Le début de l'année 1959 qui voit la mise en oeuvre des mesures de rigueur du plan Pinay-Rueff n' a pas été une période facile pour le général de Gaulle et ceux qui le soutiennent dans la mesure où les élections municipales des 8 et 15 mars 1959 ont enregistré le mécontentement de l'opinion qui a permis à l'opposition de remporter quelques succès. En convoquant le 25 mars 1959 une conférence de presse consacrée à la situation internationale, de Gaulle signifie en fait qu'il se situe à un autre niveau que celui des élections municipales, événement strictement électoral qui concerne les partis et dont il fait savoir qu'il ne s'en est pas mêlé. Au demeurant, il attribue les revers de la majorité au fait que la presse a mis en évidence les sacrifices demandés aux Français et non les avantages que le pays en a retiré ni les contreparties sociales accordées.

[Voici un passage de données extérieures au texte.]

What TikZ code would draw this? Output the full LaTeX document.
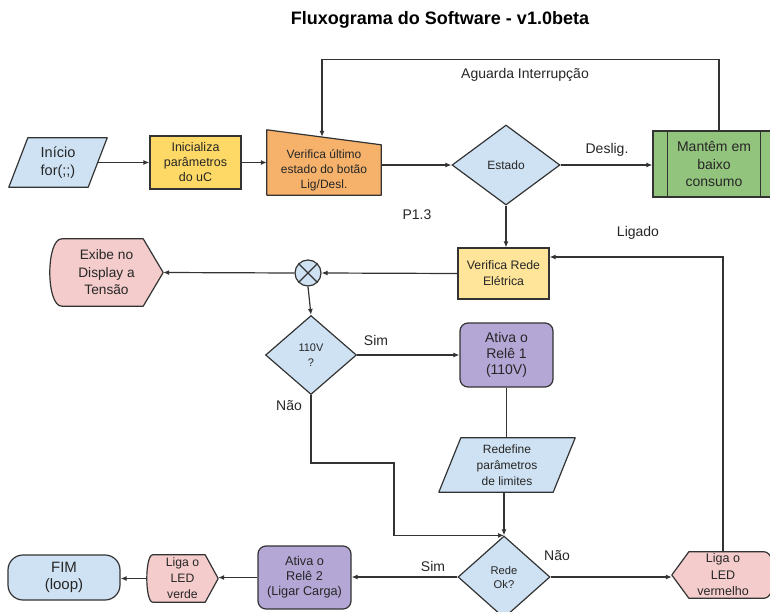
\documentclass[tikz,border=0pt]{standalone}
\usepackage{fontspec}
\setmainfont{Liberation Sans}
\usetikzlibrary{shapes.geometric,arrows.meta,backgrounds}

\definecolor{lblue}{HTML}{CFE2F3}
\definecolor{goldfill}{HTML}{FFD966}
\definecolor{orng}{HTML}{F6B26B}
\definecolor{grn}{HTML}{93C47D}
\definecolor{lyel}{HTML}{FFE599}
\definecolor{pnk}{HTML}{F4CCCC}
\definecolor{purp}{HTML}{B4A7D6}
\definecolor{edgecol}{HTML}{333333}
\definecolor{ink}{HTML}{262626}

\begin{document}
\begin{tikzpicture}[x=1pt,y=-1pt,
  every node/.style={text=ink, align=center, inner sep=0pt},
  pbox/.style={draw=edgecol, line width=1.2pt, rectangle},
  txt/.style={rectangle},
  outl/.style={draw=edgecol, line width=1.2pt, line join=round},
  arr/.style={draw=edgecol, line width=1.2pt, -{Latex[length=6pt,width=5pt]}},
  ln/.style={draw=edgecol, line width=1.2pt},
  lbl/.style={font=\fontsize{14}{16}\selectfont},
  dec/.style={shape=diamond, draw=edgecol, line width=1.2pt, fill=lblue, inner sep=0pt},
]
\useasboundingbox (0,0) rectangle (770,612);
\clip (0,0) rectangle (770,612);

% title
\node[font=\bfseries\fontsize{18}{20}\selectfont, text=black] (title) at (440,20) {Fluxograma do Software - v1.0beta};

% nodes
\node[txt, minimum width=98, minimum height=49, font=\fontsize{14.5}{18}\selectfont] (inicio) at (58,162.5) {Início\\for(;;)};
\node[pbox, fill=goldfill, minimum width=91, minimum height=53, font=\fontsize{12.5}{15}\selectfont] (inicializa) at (195.5,162.5) {Inicializa\\parâmetros\\do uC};
\node[txt, minimum width=114, minimum height=50, font=\fontsize{12}{15}\selectfont] (verifica) at (324,170) {Verifica último\\estado do botão\\Lig/Desl.};
\node[dec, minimum width=108, minimum height=80, font=\fontsize{12}{14}\selectfont] (estado) at (506,165) {Estado};
\node[pbox, fill=grn, minimum width=122, minimum height=66, font=\fontsize{14}{17.5}\selectfont] (mantem) at (714,164) {Mantêm em\\baixo\\consumo};
\draw[ln] ([xshift=15]mantem.north west) -- ([xshift=15]mantem.south west)
          ([xshift=-15]mantem.north east) -- ([xshift=-15]mantem.south east);
\node[pbox, fill=lyel, minimum width=91, minimum height=51, font=\fontsize{12.3}{16}\selectfont] (verifrede) at (503.5,273.5) {Verifica Rede\\Elétrica};
\node[circle, draw=edgecol, line width=1.2pt, fill=lblue, minimum size=26] (cross) at (308,273) {};
\draw[ln] (cross.north east) -- (cross.south west) (cross.north west) -- (cross.south east);
\node[txt, minimum width=113, minimum height=67, font=\fontsize{13.7}{17.5}\selectfont] (exibe) at (106.5,272.5) {Exibe no\\Display a\\Tensão};
\node[dec, minimum width=91, minimum height=79, font=\fontsize{11}{15}\selectfont] (v110) at (311,355) {110V\\?};
\node[pbox, fill=purp, rounded corners=8pt, minimum width=93, minimum height=64, font=\fontsize{14}{16}\selectfont] (rele1) at (506.5,355) {Ativa o\\Relê 1\\(110V)};
\node[txt, minimum width=136, minimum height=54, font=\fontsize{12}{16}\selectfont] (redefine) at (507,465) {Redefine\\parâmetros\\de limites};
\node[dec, minimum width=92, minimum height=82, font=\fontsize{11.2}{14}\selectfont] (redeok) at (504,577) {Rede\\Ok?};
\node[txt, minimum width=102, minimum height=46, font=\fontsize{12.5}{16.5}\selectfont] (ledverm) at (723,575) {Liga o\\LED\\vermelho};
\node[pbox, fill=purp, rounded corners=8pt, minimum width=93, minimum height=63, font=\fontsize{12.7}{15}\selectfont] (rele2) at (304.5,577.5) {Ativa o\\Relê 2\\(Ligar Carga)};
\node[txt, minimum width=71, minimum height=47, font=\fontsize{12.2}{16}\selectfont] (ledverde) at (182.5,578.5) {Liga o\\LED\\verde};
\node[pbox, fill=lblue, rounded corners=15pt, minimum width=112, minimum height=45, font=\fontsize{15}{17.5}\selectfont] (fim) at (64,577.5) {FIM\\(loop)};

% outlines of the non-rectangular symbols, behind their text
\begin{scope}[on background layer]
  \clip (0,0) rectangle (770,612);
  \path[outl, fill=lblue] ([xshift=19]inicio.north west) -- (inicio.north east)
     -- ([xshift=-19]inicio.south east) -- (inicio.south west) -- cycle;
  \path[outl, fill=orng] ([yshift=15]verifica.north west) -- (verifica.north east)
     -- (verifica.south east) -- (verifica.south west) -- cycle;
  \path[outl, fill=pnk] ([xshift=12]exibe.north west) -- ([xshift=-20]exibe.north east)
     -- (exibe.east) -- ([xshift=-20]exibe.south east) -- ([xshift=12]exibe.south west)
     .. controls ([xshift=-4]exibe.south west) and ([xshift=-4]exibe.north west) .. ([xshift=12]exibe.north west) -- cycle;
  \path[outl, fill=lblue] ([xshift=22]redefine.north west) -- (redefine.north east)
     -- ([xshift=-22]redefine.south east) -- (redefine.south west) -- cycle;
  \path[outl, fill=pnk] (ledverm.west) -- ([xshift=17]ledverm.north west) -- ([xshift=-10]ledverm.north east)
     .. controls ([xshift=3.3]ledverm.north east) and ([xshift=3.3]ledverm.south east) .. ([xshift=-10]ledverm.south east)
     -- ([xshift=17]ledverm.south west) -- cycle;
  \path[outl, fill=pnk] ([xshift=6]ledverde.north west) -- ([xshift=-13]ledverde.north east)
     -- (ledverde.east) -- ([xshift=-13]ledverde.south east) -- ([xshift=6]ledverde.south west)
     .. controls ([xshift=-2]ledverde.south west) and ([xshift=-2]ledverde.north west) .. ([xshift=6]ledverde.north west) -- cycle;
\end{scope}

% connectors
\draw[arr] ([xshift=-9.5]inicio.east) -- (inicializa.west);
\draw[arr] (inicializa.east) -- (inicializa.east -| verifica.west);
\draw[arr] (verifica.east |- estado.west) -- (estado.west);
\draw[arr] (estado.east) -- (estado.east -| mantem.west);
\node[lbl] (deslig) at (607,150) {Deslig.};
\draw[arr] ([xshift=5]mantem.north) |- ([xshift=-2,yshift=85]verifica.north) -- ([xshift=-2,yshift=8]verifica.north);
\node[lbl] (aguarda) at (525,75) {Aguarda Interrupção};
\node[lbl] (p13) at (417,215) {P1.3};
\draw[arr] (estado.south) -- (estado.south |- verifrede.north);
\draw[arr] (ledverm.north) |- ([yshift=16.5]verifrede.east);
\node[lbl] (ligado) at (638,233) {Ligado};
\draw[arr] (verifrede.west) -- (cross.east);
\draw[arr] (cross.west) -- (exibe.east);
\draw[arr] (cross.south) -- (v110.north);
\draw[arr] (v110.east) -- (rele1.west);
\node[lbl] (sim1) at (376,340) {Sim};
\node[lbl] (nao1) at (289,406) {Não};
\coordinate (naobend) at (394,463);
\draw[arr] (v110.south) |- (naobend) |- (redeok.north);
\draw[ln] (rele1.south) -- (rele1.south |- redefine.north);
\draw[arr] (redeok.north |- redefine.south) -- (redeok.north);
\draw[arr] (redeok.east) -- (redeok.east -| ledverm.west);
\node[lbl] (nao2) at (557,556) {Não};
\draw[arr] (redeok.west) -- (redeok.west -| rele2.east);
\node[lbl] (sim2) at (433,566) {Sim};
\draw[arr] (rele2.west) -- (rele2.west -| ledverde.east);
\draw[arr] (ledverde.west) -- (ledverde.west -| fim.east);
\end{tikzpicture}
\end{document}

Mais le long exposé liminaire qui ouvre la conférence a trait aux pressions exercées depuis l'automne 1958 par le gouvernement soviétique sur les occidentaux concernant le statut de Berlin, dont il juge que la situation d'occupation quadripartite n'a plus de raison d'être, menaçant d'entraver la libre circulation entre Berlin-Ouest et la République fédérale d'Allemagne et de transmettre ses droits de puissance occupante aux autorités de la République démocratique allemande, contraignant ainsi les Français, les Britanniques et les Américains à reconnaître cette entité. Or le général de Gaulle prend une attitude extrêmement ferme sur ce point, épousant le point de vue de la République fédérale qu'il considère comme la seule Allemagne, avec laquelle la France a noué des liens d'amitié et qui a vocation à réunifier l'Allemagne tout entière, puisqu'il s'agit d'un Etat démocratique alors que l'Allemagne de l'Est n'existe que par la volonté soviétique et au prix d'une implacable dictature. De même rejette-t-il avec énergie la proposition soviétique de neutralisation de l'Allemagne qui découvrirait la frontière française face aux Soviétiques. Enfin, s'il n'est pas hostile à l'ouverture de négociations entre grandes puissances, il juge qu'elles seraient plus pertinentes si elles avaient pour objet d'améliorer le sort des deux tiers des habitants de la terre qui vivent dans la misère car "la seule querelle qui vaille est celle de l'homme".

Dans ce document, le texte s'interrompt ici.